* BEGIN *

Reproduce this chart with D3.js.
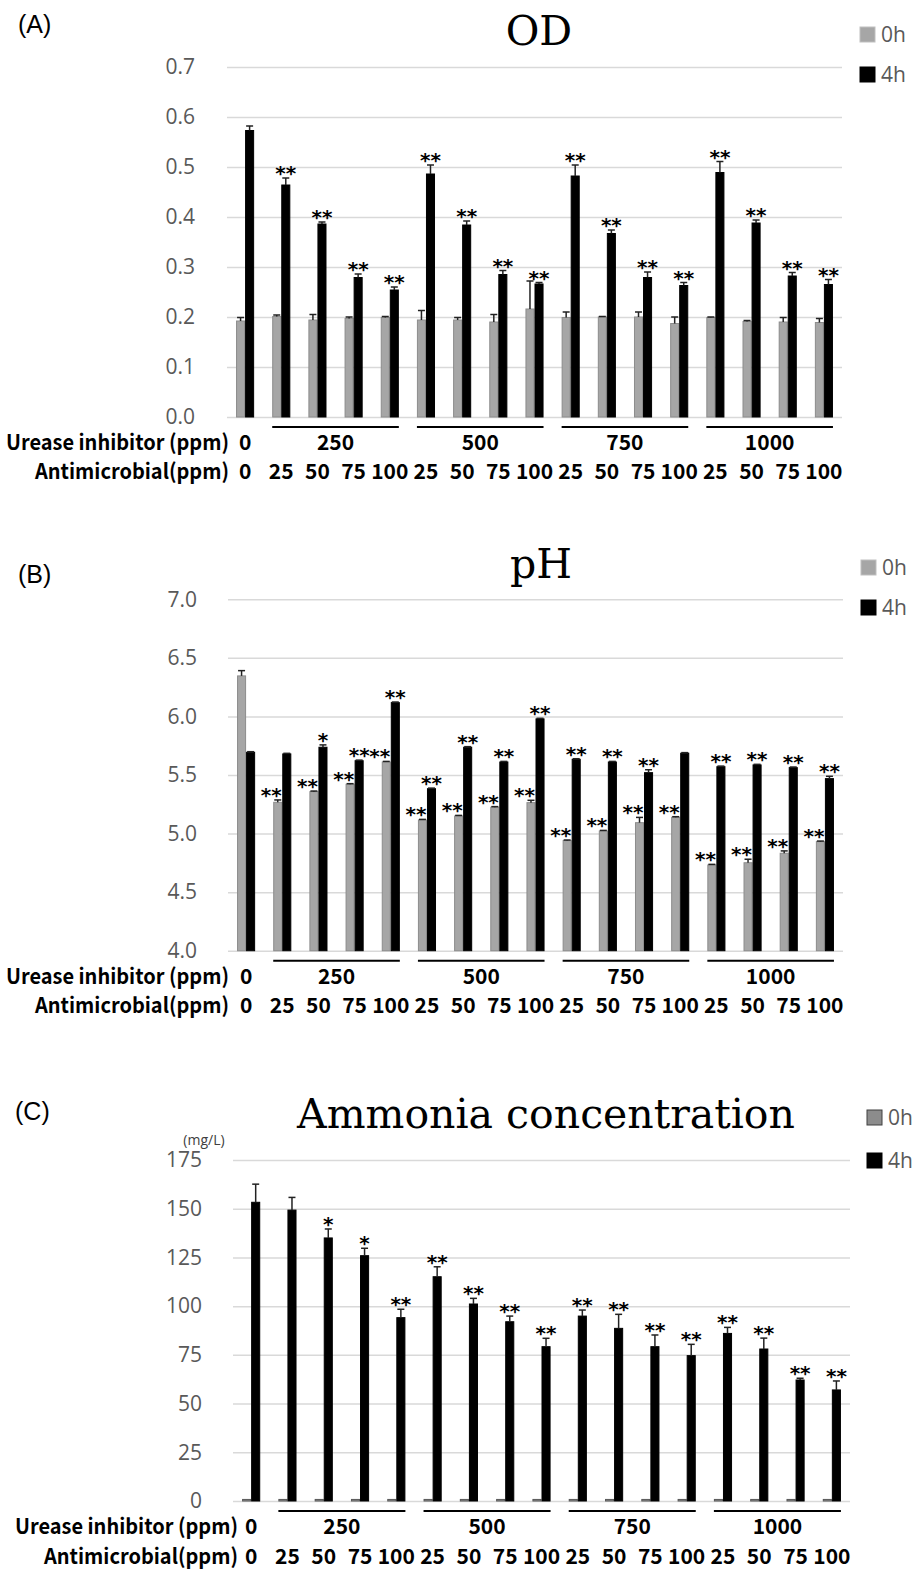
<!DOCTYPE html>
<html>
<head>
<meta charset="utf-8">
<script src="https://cdn.jsdelivr.net/npm/d3@7"></script>
<style>
  body { margin: 0; background: #fff; }
  svg { display: block; }
</style>
</head>
<body>
<div id="chart"></div>
<script>
// groups: urease inhibitor dose + antimicrobial dose
var ureaseDose = [0, 250, 250, 250, 250, 500, 500, 500, 500, 750, 750, 750, 750, 1000, 1000, 1000, 1000];
var antimicrobialDose = [0, 25, 50, 75, 100, 25, 50, 75, 100, 25, 50, 75, 100, 25, 50, 75, 100];
var seriesNames = ["0h", "4h"];

// (A) OD
var od0h   = [0.192, 0.201, 0.194, 0.197, 0.199, 0.194, 0.194, 0.190, 0.216, 0.199, 0.200, 0.200, 0.187, 0.199, 0.191, 0.190, 0.189];
var od0hSd = [0.007, 0.003, 0.011, 0.003, 0.002, 0.019, 0.005, 0.015, 0.056, 0.011, 0.001, 0.010, 0.013, 0.001, 0.002, 0.009, 0.008];
var od4h   = [0.573, 0.464, 0.386, 0.279, 0.254, 0.486, 0.384, 0.285, 0.266, 0.482, 0.367, 0.279, 0.263, 0.489, 0.388, 0.282, 0.265];
var od4hSd = [0.009, 0.014, 0.004, 0.007, 0.006, 0.018, 0.008, 0.008, 0.003, 0.022, 0.007, 0.011, 0.006, 0.022, 0.006, 0.007, 0.010];
var od0hSig = ["", "", "", "", "", "", "", "", "", "", "", "", "", "", "", "", ""];
var od4hSig = ["", "**", "**", "**", "**", "**", "**", "**", "**", "**", "**", "**", "**", "**", "**", "**", "**"];

// (B) pH
var ph0h   = [6.346, 5.267, 5.358, 5.421, 5.611, 5.116, 5.150, 5.225, 5.264, 4.940, 5.022, 5.093, 5.139, 4.732, 4.751, 4.832, 4.931];
var ph0hSd = [0.045, 0.020, 0.005, 0.005, 0.005, 0.005, 0.005, 0.005, 0.020, 0.005, 0.005, 0.045, 0.005, 0.005, 0.030, 0.020, 0.005];
var ph4h   = [5.694, 5.680, 5.737, 5.622, 6.118, 5.383, 5.737, 5.611, 5.979, 5.634, 5.611, 5.520, 5.686, 5.571, 5.586, 5.563, 5.469];
var ph4hSd = [0.005, 0.005, 0.020, 0.005, 0.005, 0.005, 0.005, 0.005, 0.005, 0.005, 0.005, 0.025, 0.005, 0.005, 0.005, 0.005, 0.020];
var ph0hSig = ["", "**", "**", "**", "**", "**", "**", "**", "**", "**", "**", "**", "**", "**", "**", "**", "**"];
var ph4hSig = ["", "", "*", "**", "**", "**", "**", "**", "**", "**", "**", "**", "", "**", "**", "**", "**"];

// (C) Ammonia (mg/L)
var nh0h   = [0.8, 0.8, 0.8, 0.8, 0.8, 0.8, 0.8, 0.8, 0.8, 0.8, 0.8, 0.8, 0.8, 0.8, 0.8, 0.8, 0.8];
var nh0hSd = [0, 0, 0, 0, 0, 0, 0, 0, 0, 0, 0, 0, 0, 0, 0, 0, 0];
var nh4h   = [153.3, 149.3, 135.0, 125.9, 94.1, 115.1, 101.1, 92.0, 79.2, 94.9, 88.6, 79.2, 74.6, 86.0, 78.0, 62.1, 57.0];
var nh4hSd = [9.3, 6.5, 4.6, 3.8, 4.3, 5.1, 2.9, 2.9, 4.3, 3.1, 7.2, 6.0, 5.8, 3.1, 5.6, 0.9, 4.6];
var nh0hSig = ["", "", "", "", "", "", "", "", "", "", "", "", "", "", "", "", ""];
var nh4hSig = ["", "", "*", "*", "**", "**", "**", "**", "**", "**", "**", "**", "**", "**", "**", "**", "**"];

var W = 915, H = 1570;
var svg = d3.select("#chart").append("svg").attr("width", W).attr("height", H);
svg.append("rect").attr("width", W).attr("height", H).attr("fill", "#fff");

var tickFont = "'Open Sans', 'DejaVu Sans', sans-serif";
var rowFont = "'Noto Sans CJK JP', 'Noto Sans', sans-serif";
var titleFont = "'DejaVu Serif', serif";

function drawPanel(p) {
  var g = svg.append("g");
  var n = ureaseDose.length;

  var x = d3.scaleBand().domain(d3.range(n)).range([p.x0, p.x1]).paddingInner(0.5).paddingOuter(0.25);
  var xs = d3.scaleBand().domain(seriesNames).range([0, x.bandwidth()]);
  var y = d3.scaleLinear().domain(p.domain).range([p.yBottom, p.yTop]);

  // gridlines + tick labels
  var ax = g.append("g").attr("transform", "translate(" + p.x0 + ",0)")
    .call(d3.axisLeft(y).tickValues(p.ticks).tickSize(-(p.x1 - p.x0)).tickPadding(p.tickPad).tickFormat(d3.format(p.fmt)));
  ax.select(".domain").remove();
  ax.selectAll(".tick line").attr("stroke", "#d9d9d9").attr("stroke-width", 1.5);
  ax.selectAll(".tick text").attr("fill", "#595959").style("font-family", tickFont).style("font-size", "21px");

  var rows = [];
  for (var i = 0; i < n; i++) {
    rows.push({ i: i, s: "0h", v: p.v0[i], sd: p.sd0[i], sig: p.sig0[i] });
    rows.push({ i: i, s: "4h", v: p.v4[i], sd: p.sd4[i], sig: p.sig4[i] });
  }
  function cx(d) { return x(d.i) + xs(d.s) + xs.bandwidth() / 2; }

  // bars
  g.selectAll("rect.bar").data(rows).join("rect")
    .attr("class", "bar")
    .attr("x", function(d) { return x(d.i) + xs(d.s) + 0.5; })
    .attr("width", xs.bandwidth() - 1)
    .attr("y", function(d) { return y(d.v); })
    .attr("height", function(d) { return y(p.domain[0]) - y(d.v); })
    .attr("fill", function(d) { return d.s == "0h" ? p.grayFill : "#000"; })
    .attr("stroke", function(d) { return d.s == "0h" ? p.grayStroke : "#000"; })
    .attr("stroke-width", 1);

  // error bars (upper only)
  var eb = g.selectAll("g.err").data(rows.filter(function(d) { return d.sd > 0; })).join("g").attr("class", "err")
    .attr("stroke", "#222").attr("stroke-width", 1.5);
  eb.append("line")
    .attr("x1", cx).attr("x2", cx)
    .attr("y1", function(d) { return y(d.v); })
    .attr("y2", function(d) { return y(d.v + d.sd); });
  eb.append("line")
    .attr("x1", function(d) { return cx(d) - 3.5; })
    .attr("x2", function(d) { return cx(d) + 3.5; })
    .attr("y1", function(d) { return y(d.v + d.sd); })
    .attr("y2", function(d) { return y(d.v + d.sd); });

  // significance marks (0h marks sit to the left so the 4h bar does not hide them)
  g.selectAll("text.sig").data(rows.filter(function(d) { return d.sig; })).join("text")
    .attr("class", "sig")
    .attr("x", function(d) { return d.s == "0h" ? cx(d) + 4 : cx(d); })
    .attr("y", function(d) { return y(d.v + d.sd) + 2; })
    .attr("text-anchor", function(d) { return d.s == "0h" ? "end" : "middle"; })
    .style("font-family", "'DejaVu Sans', sans-serif")
    .style("font-weight", "bold")
    .style("font-size", "20px")
    .text(function(d) { return d.sig; });

  // category rows under the axis
  var base = y(p.domain[0]);
  var runs = [];
  ureaseDose.forEach(function(u, i) {
    if (runs.length && runs[runs.length - 1].u === u) runs[runs.length - 1].to = i;
    else runs.push({ u: u, from: i, to: i });
  });
  g.selectAll("line.run").data(runs.filter(function(r) { return r.to > r.from; })).join("line")
    .attr("x1", function(r) { return x(r.from); })
    .attr("x2", function(r) { return x(r.to) + x.bandwidth(); })
    .attr("y1", base + 10).attr("y2", base + 10)
    .attr("stroke", "#000").attr("stroke-width", 2);
  g.selectAll("text.run").data(runs).join("text")
    .attr("x", function(r) { return (x(r.from) + x(r.to) + x.bandwidth()) / 2; })
    .attr("y", base + 33)
    .attr("text-anchor", "middle")
    .style("font-family", rowFont).style("font-weight", "bold").style("font-size", "21px")
    .text(function(r) { return r.u; });
  g.selectAll("text.am").data(antimicrobialDose).join("text")
    .attr("x", function(d, i) { return x(i) + x.bandwidth() / 2; })
    .attr("y", base + p.row2)
    .attr("text-anchor", "middle")
    .style("font-family", rowFont).style("font-weight", "bold").style("font-size", "21px")
    .text(function(d) { return d; });
  g.append("text").attr("x", p.rowEnd - 223).attr("y", base + 33)
    .attr("textLength", 223).attr("lengthAdjust", "spacingAndGlyphs")
    .style("font-family", rowFont).style("font-weight", "bold").style("font-size", "21px")
    .text("Urease inhibitor (ppm)");
  g.append("text").attr("x", p.rowEnd - 194).attr("y", base + p.row2)
    .attr("textLength", 194).attr("lengthAdjust", "spacingAndGlyphs")
    .style("font-family", rowFont).style("font-weight", "bold").style("font-size", "21px")
    .text("Antimicrobial(ppm)");

  // panel letter, title
  g.append("text").attr("x", p.letterX).attr("y", p.letterY)
    .style("font-family", "'Liberation Sans', Arial, sans-serif").style("font-size", "25px")
    .text(p.letter);
  g.append("text").attr("x", p.titleX).attr("y", p.titleY).attr("text-anchor", "middle")
    .style("font-family", titleFont).style("font-size", "41px")
    .text(p.title);
  if (p.unit) {
    g.append("text").attr("x", p.unitX).attr("y", p.unitY).attr("text-anchor", "middle")
      .attr("fill", "#404040")
      .style("font-family", tickFont).style("font-size", "14px")
      .text(p.unit);
  }

  // legend
  var lg = g.selectAll("g.lg").data(seriesNames).join("g")
    .attr("transform", function(d, k) { return "translate(" + p.legX + "," + (p.legY + k * p.legGap) + ")"; });
  lg.append("rect").attr("width", 15).attr("height", 15)
    .attr("fill", function(d) { return d == "0h" ? p.grayFill : "#000"; })
    .attr("stroke", function(d) { return d == "0h" ? p.legStroke : "#000"; });
  lg.append("text").attr("x", 21).attr("y", 15)
    .attr("fill", "#595959")
    .style("font-family", tickFont).style("font-size", "21px")
    .text(function(d) { return d; });
}

drawPanel({
  letter: "(A)", letterX: 18, letterY: 33,
  title: "OD", titleX: 539, titleY: 45,
  x0: 227, x1: 842, yTop: 67, yBottom: 417,
  domain: [0, 0.7], ticks: d3.range(0, 0.71, 0.1), fmt: ".1f", tickPad: 32,
  v0: od0h, sd0: od0hSd, sig0: od0hSig, v4: od4h, sd4: od4hSd, sig4: od4hSig,
  grayFill: "#a6a6a6", grayStroke: "#8c8c8c", legStroke: "#bfbfbf",
  legX: 860, legY: 27, legGap: 40, rowEnd: 229, row2: 62
});

drawPanel({
  letter: "(B)", letterX: 18, letterY: 583,
  title: "pH", titleX: 541, titleY: 578,
  x0: 228, x1: 843, yTop: 599.3, yBottom: 950.7,
  domain: [4, 7], ticks: d3.range(4, 7.01, 0.5), fmt: ".1f", tickPad: 31,
  v0: ph0h, sd0: ph0hSd, sig0: ph0hSig, v4: ph4h, sd4: ph4hSd, sig4: ph4hSig,
  grayFill: "#a6a6a6", grayStroke: "#8c8c8c", legStroke: "#bfbfbf",
  legX: 861, legY: 560, legGap: 40, rowEnd: 229, row2: 62
});

drawPanel({
  letter: "(C)", letterX: 15, letterY: 1120,
  title: "Ammonia concentration", titleX: 546, titleY: 1128,
  unit: "(mg/L)", unitX: 204, unitY: 1145,
  x0: 233, x1: 850, yTop: 1160, yBottom: 1501,
  domain: [0, 175], ticks: d3.range(0, 176, 25), fmt: "d", tickPad: 31,
  v0: nh0h, sd0: nh0hSd, sig0: nh0hSig, v4: nh4h, sd4: nh4hSd, sig4: nh4hSig,
  grayFill: "#8c8c8c", grayStroke: "#595959", legStroke: "#404040",
  legX: 867, legY: 1110, legGap: 43, rowEnd: 238, row2: 63
});
</script>
</body>
</html>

* END *

Exercise
Take every line from the data that contains the word "chart".

Response
Reproduce this chart with D3.js.
<div id="chart"></div>
var svg = d3.select("#chart").append("svg").attr("width", W).attr("height", H);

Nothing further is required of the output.